> _EXERCISE_:
Images are not part of the copy; write out the rest of the data exactly as given.
* BEGIN DATA PROVIDED *
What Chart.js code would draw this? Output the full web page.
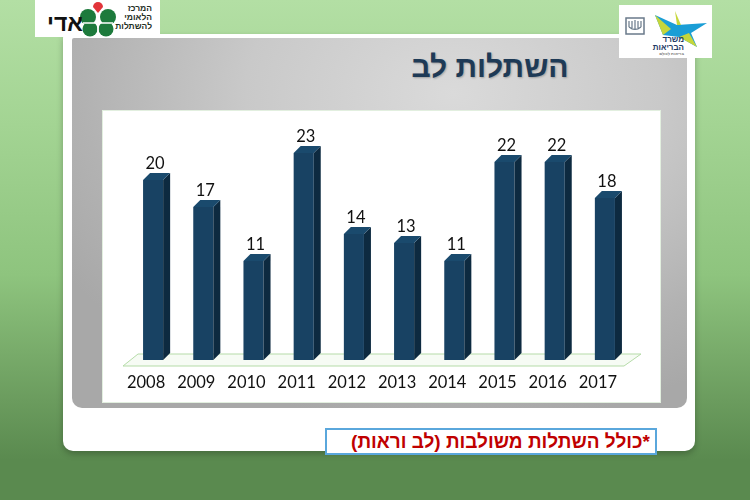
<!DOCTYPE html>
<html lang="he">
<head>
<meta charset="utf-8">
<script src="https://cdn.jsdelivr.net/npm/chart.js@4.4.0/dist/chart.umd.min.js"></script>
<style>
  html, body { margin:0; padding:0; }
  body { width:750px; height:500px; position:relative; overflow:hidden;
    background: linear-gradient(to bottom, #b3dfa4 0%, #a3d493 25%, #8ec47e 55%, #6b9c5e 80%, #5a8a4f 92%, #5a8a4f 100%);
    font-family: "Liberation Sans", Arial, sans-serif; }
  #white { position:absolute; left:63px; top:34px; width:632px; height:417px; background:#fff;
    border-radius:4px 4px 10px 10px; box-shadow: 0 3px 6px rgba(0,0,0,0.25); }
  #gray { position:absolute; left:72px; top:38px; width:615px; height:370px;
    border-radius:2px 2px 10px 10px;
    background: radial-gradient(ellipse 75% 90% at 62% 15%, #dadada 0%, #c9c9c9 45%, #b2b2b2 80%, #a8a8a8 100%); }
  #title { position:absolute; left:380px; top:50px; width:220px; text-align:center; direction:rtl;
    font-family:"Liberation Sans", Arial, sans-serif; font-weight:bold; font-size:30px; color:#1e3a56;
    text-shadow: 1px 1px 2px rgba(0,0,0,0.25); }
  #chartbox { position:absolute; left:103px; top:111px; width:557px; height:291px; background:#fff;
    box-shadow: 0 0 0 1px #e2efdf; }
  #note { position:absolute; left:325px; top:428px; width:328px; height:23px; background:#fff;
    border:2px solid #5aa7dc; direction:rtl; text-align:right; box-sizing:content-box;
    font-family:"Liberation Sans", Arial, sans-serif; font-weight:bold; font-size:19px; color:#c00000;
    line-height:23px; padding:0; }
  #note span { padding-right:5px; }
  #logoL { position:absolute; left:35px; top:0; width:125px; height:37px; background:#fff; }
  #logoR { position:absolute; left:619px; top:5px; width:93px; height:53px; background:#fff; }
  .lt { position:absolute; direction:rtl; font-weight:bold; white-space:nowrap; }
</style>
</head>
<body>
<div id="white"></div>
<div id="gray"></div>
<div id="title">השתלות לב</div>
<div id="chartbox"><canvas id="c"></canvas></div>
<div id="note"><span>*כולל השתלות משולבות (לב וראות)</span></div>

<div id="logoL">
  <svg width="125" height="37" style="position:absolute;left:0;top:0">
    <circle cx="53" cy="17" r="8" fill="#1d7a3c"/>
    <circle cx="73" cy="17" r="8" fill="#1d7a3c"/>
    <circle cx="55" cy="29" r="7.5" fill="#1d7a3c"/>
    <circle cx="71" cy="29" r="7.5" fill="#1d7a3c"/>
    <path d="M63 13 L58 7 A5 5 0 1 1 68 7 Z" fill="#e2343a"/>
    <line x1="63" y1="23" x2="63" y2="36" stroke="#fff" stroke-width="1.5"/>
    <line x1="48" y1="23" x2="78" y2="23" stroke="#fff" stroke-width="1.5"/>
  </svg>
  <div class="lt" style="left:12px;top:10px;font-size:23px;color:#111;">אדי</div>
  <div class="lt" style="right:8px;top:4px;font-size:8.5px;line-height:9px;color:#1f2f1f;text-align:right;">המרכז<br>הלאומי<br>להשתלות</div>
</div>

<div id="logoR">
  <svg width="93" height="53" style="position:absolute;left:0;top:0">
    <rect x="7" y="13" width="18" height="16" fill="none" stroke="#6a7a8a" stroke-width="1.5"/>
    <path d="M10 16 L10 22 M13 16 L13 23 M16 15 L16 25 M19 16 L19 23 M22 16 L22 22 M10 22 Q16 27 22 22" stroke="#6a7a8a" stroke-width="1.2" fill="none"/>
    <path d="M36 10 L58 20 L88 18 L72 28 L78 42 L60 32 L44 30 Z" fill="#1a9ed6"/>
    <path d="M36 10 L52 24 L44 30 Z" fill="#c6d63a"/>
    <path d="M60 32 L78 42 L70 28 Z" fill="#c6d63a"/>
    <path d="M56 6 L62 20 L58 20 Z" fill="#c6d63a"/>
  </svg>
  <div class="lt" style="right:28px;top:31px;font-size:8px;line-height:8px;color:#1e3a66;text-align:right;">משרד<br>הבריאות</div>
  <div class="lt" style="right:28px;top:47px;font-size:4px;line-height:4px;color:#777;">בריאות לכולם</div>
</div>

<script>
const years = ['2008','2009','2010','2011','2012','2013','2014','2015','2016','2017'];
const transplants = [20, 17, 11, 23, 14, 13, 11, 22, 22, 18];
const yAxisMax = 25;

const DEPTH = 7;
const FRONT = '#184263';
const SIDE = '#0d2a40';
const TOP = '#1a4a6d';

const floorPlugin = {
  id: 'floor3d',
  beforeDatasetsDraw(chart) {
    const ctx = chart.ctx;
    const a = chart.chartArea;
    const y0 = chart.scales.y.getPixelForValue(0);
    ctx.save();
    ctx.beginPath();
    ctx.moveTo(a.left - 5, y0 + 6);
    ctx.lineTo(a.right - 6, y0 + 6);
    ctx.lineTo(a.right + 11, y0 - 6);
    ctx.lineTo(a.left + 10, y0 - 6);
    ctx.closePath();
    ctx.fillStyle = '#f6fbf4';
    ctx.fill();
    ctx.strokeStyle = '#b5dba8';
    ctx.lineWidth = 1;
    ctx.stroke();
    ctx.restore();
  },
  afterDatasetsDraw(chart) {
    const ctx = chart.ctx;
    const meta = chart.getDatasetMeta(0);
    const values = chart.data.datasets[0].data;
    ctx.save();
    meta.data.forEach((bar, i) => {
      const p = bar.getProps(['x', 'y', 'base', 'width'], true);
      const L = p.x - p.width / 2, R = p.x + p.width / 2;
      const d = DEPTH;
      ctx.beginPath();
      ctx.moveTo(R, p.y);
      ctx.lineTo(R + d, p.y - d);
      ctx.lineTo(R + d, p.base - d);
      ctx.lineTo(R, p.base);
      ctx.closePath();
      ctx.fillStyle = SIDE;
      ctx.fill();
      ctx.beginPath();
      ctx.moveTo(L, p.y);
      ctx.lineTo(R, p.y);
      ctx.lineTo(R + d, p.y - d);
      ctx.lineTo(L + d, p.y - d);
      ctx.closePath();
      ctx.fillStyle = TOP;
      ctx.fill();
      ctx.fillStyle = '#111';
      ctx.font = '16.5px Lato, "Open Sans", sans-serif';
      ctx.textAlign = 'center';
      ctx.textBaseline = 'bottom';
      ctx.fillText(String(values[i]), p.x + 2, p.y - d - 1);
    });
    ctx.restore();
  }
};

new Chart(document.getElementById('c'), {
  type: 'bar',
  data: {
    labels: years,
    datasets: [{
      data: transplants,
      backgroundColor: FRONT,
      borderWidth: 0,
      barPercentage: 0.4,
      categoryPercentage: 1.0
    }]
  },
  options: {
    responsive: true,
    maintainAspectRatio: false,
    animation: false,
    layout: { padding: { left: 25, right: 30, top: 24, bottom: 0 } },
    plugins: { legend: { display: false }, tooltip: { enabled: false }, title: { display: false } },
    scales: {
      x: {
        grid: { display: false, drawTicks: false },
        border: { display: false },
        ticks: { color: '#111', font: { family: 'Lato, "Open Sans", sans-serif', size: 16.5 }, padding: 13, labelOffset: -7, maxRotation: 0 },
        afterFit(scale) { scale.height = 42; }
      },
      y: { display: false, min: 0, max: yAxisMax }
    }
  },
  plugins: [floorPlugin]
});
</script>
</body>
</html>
* END DATA PROVIDED *
> _ANSWER TO THE PROBLEM_:
What Chart.js code would draw this? Output the full web page.
<!DOCTYPE html>
<html lang="he">
<head>
<meta charset="utf-8">
<script src="https://cdn.jsdelivr.net/npm/chart.js@4.4.0/dist/chart.umd.min.js"></script>
<style>
  html, body { margin:0; padding:0; }
  body { width:750px; height:500px; position:relative; overflow:hidden;
    background: linear-gradient(to bottom, #b3dfa4 0%, #a3d493 25%, #8ec47e 55%, #6b9c5e 80%, #5a8a4f 92%, #5a8a4f 100%);
    font-family: "Liberation Sans", Arial, sans-serif; }
  #white { position:absolute; left:63px; top:34px; width:632px; height:417px; background:#fff;
    border-radius:4px 4px 10px 10px; box-shadow: 0 3px 6px rgba(0,0,0,0.25); }
  #gray { position:absolute; left:72px; top:38px; width:615px; height:370px;
    border-radius:2px 2px 10px 10px;
    background: radial-gradient(ellipse 75% 90% at 62% 15%, #dadada 0%, #c9c9c9 45%, #b2b2b2 80%, #a8a8a8 100%); }
  #title { position:absolute; left:380px; top:50px; width:220px; text-align:center; direction:rtl;
    font-family:"Liberation Sans", Arial, sans-serif; font-weight:bold; font-size:30px; color:#1e3a56;
    text-shadow: 1px 1px 2px rgba(0,0,0,0.25); }
  #chartbox { position:absolute; left:103px; top:111px; width:557px; height:291px; background:#fff;
    box-shadow: 0 0 0 1px #e2efdf; }
  #note { position:absolute; left:325px; top:428px; width:328px; height:23px; background:#fff;
    border:2px solid #5aa7dc; direction:rtl; text-align:right; box-sizing:content-box;
    font-family:"Liberation Sans", Arial, sans-serif; font-weight:bold; font-size:19px; color:#c00000;
    line-height:23px; padding:0; }
  #note span { padding-right:5px; }
  #logoL { position:absolute; left:35px; top:0; width:125px; height:37px; background:#fff; }
  #logoR { position:absolute; left:619px; top:5px; width:93px; height:53px; background:#fff; }
  .lt { position:absolute; direction:rtl; font-weight:bold; white-space:nowrap; }
</style>
</head>
<body>
<div id="white"></div>
<div id="gray"></div>
<div id="title">השתלות לב</div>
<div id="chartbox"><canvas id="c"></canvas></div>
<div id="note"><span>*כולל השתלות משולבות (לב וראות)</span></div>

<div id="logoL">
  <svg width="125" height="37" style="position:absolute;left:0;top:0">
    <circle cx="53" cy="17" r="8" fill="#1d7a3c"/>
    <circle cx="73" cy="17" r="8" fill="#1d7a3c"/>
    <circle cx="55" cy="29" r="7.5" fill="#1d7a3c"/>
    <circle cx="71" cy="29" r="7.5" fill="#1d7a3c"/>
    <path d="M63 13 L58 7 A5 5 0 1 1 68 7 Z" fill="#e2343a"/>
    <line x1="63" y1="23" x2="63" y2="36" stroke="#fff" stroke-width="1.5"/>
    <line x1="48" y1="23" x2="78" y2="23" stroke="#fff" stroke-width="1.5"/>
  </svg>
  <div class="lt" style="left:12px;top:10px;font-size:23px;color:#111;">אדי</div>
  <div class="lt" style="right:8px;top:4px;font-size:8.5px;line-height:9px;color:#1f2f1f;text-align:right;">המרכז<br>הלאומי<br>להשתלות</div>
</div>

<div id="logoR">
  <svg width="93" height="53" style="position:absolute;left:0;top:0">
    <rect x="7" y="13" width="18" height="16" fill="none" stroke="#6a7a8a" stroke-width="1.5"/>
    <path d="M10 16 L10 22 M13 16 L13 23 M16 15 L16 25 M19 16 L19 23 M22 16 L22 22 M10 22 Q16 27 22 22" stroke="#6a7a8a" stroke-width="1.2" fill="none"/>
    <path d="M36 10 L58 20 L88 18 L72 28 L78 42 L60 32 L44 30 Z" fill="#1a9ed6"/>
    <path d="M36 10 L52 24 L44 30 Z" fill="#c6d63a"/>
    <path d="M60 32 L78 42 L70 28 Z" fill="#c6d63a"/>
    <path d="M56 6 L62 20 L58 20 Z" fill="#c6d63a"/>
  </svg>
  <div class="lt" style="right:28px;top:31px;font-size:8px;line-height:8px;color:#1e3a66;text-align:right;">משרד<br>הבריאות</div>
  <div class="lt" style="right:28px;top:47px;font-size:4px;line-height:4px;color:#777;">בריאות לכולם</div>
</div>

<script>
const years = ['2008','2009','2010','2011','2012','2013','2014','2015','2016','2017'];
const transplants = [20, 17, 11, 23, 14, 13, 11, 22, 22, 18];
const yAxisMax = 25;

const DEPTH = 7;
const FRONT = '#184263';
const SIDE = '#0d2a40';
const TOP = '#1a4a6d';

const floorPlugin = {
  id: 'floor3d',
  beforeDatasetsDraw(chart) {
    const ctx = chart.ctx;
    const a = chart.chartArea;
    const y0 = chart.scales.y.getPixelForValue(0);
    ctx.save();
    ctx.beginPath();
    ctx.moveTo(a.left - 5, y0 + 6);
    ctx.lineTo(a.right - 6, y0 + 6);
    ctx.lineTo(a.right + 11, y0 - 6);
    ctx.lineTo(a.left + 10, y0 - 6);
    ctx.closePath();
    ctx.fillStyle = '#f6fbf4';
    ctx.fill();
    ctx.strokeStyle = '#b5dba8';
    ctx.lineWidth = 1;
    ctx.stroke();
    ctx.restore();
  },
  afterDatasetsDraw(chart) {
    const ctx = chart.ctx;
    const meta = chart.getDatasetMeta(0);
    const values = chart.data.datasets[0].data;
    ctx.save();
    meta.data.forEach((bar, i) => {
      const p = bar.getProps(['x', 'y', 'base', 'width'], true);
      const L = p.x - p.width / 2, R = p.x + p.width / 2;
      const d = DEPTH;
      ctx.beginPath();
      ctx.moveTo(R, p.y);
      ctx.lineTo(R + d, p.y - d);
      ctx.lineTo(R + d, p.base - d);
      ctx.lineTo(R, p.base);
      ctx.closePath();
      ctx.fillStyle = SIDE;
      ctx.fill();
      ctx.beginPath();
      ctx.moveTo(L, p.y);
      ctx.lineTo(R, p.y);
      ctx.lineTo(R + d, p.y - d);
      ctx.lineTo(L + d, p.y - d);
      ctx.closePath();
      ctx.fillStyle = TOP;
      ctx.fill();
      ctx.fillStyle = '#111';
      ctx.font = '16.5px Lato, "Open Sans", sans-serif';
      ctx.textAlign = 'center';
      ctx.textBaseline = 'bottom';
      ctx.fillText(String(values[i]), p.x + 2, p.y - d - 1);
    });
    ctx.restore();
  }
};

new Chart(document.getElementById('c'), {
  type: 'bar',
  data: {
    labels: years,
    datasets: [{
      data: transplants,
      backgroundColor: FRONT,
      borderWidth: 0,
      barPercentage: 0.4,
      categoryPercentage: 1.0
    }]
  },
  options: {
    responsive: true,
    maintainAspectRatio: false,
    animation: false,
    layout: { padding: { left: 25, right: 30, top: 24, bottom: 0 } },
    plugins: { legend: { display: false }, tooltip: { enabled: false }, title: { display: false } },
    scales: {
      x: {
        grid: { display: false, drawTicks: false },
        border: { display: false },
        ticks: { color: '#111', font: { family: 'Lato, "Open Sans", sans-serif', size: 16.5 }, padding: 13, labelOffset: -7, maxRotation: 0 },
        afterFit(scale) { scale.height = 42; }
      },
      y: { display: false, min: 0, max: yAxisMax }
    }
  },
  plugins: [floorPlugin]
});
</script>
</body>
</html>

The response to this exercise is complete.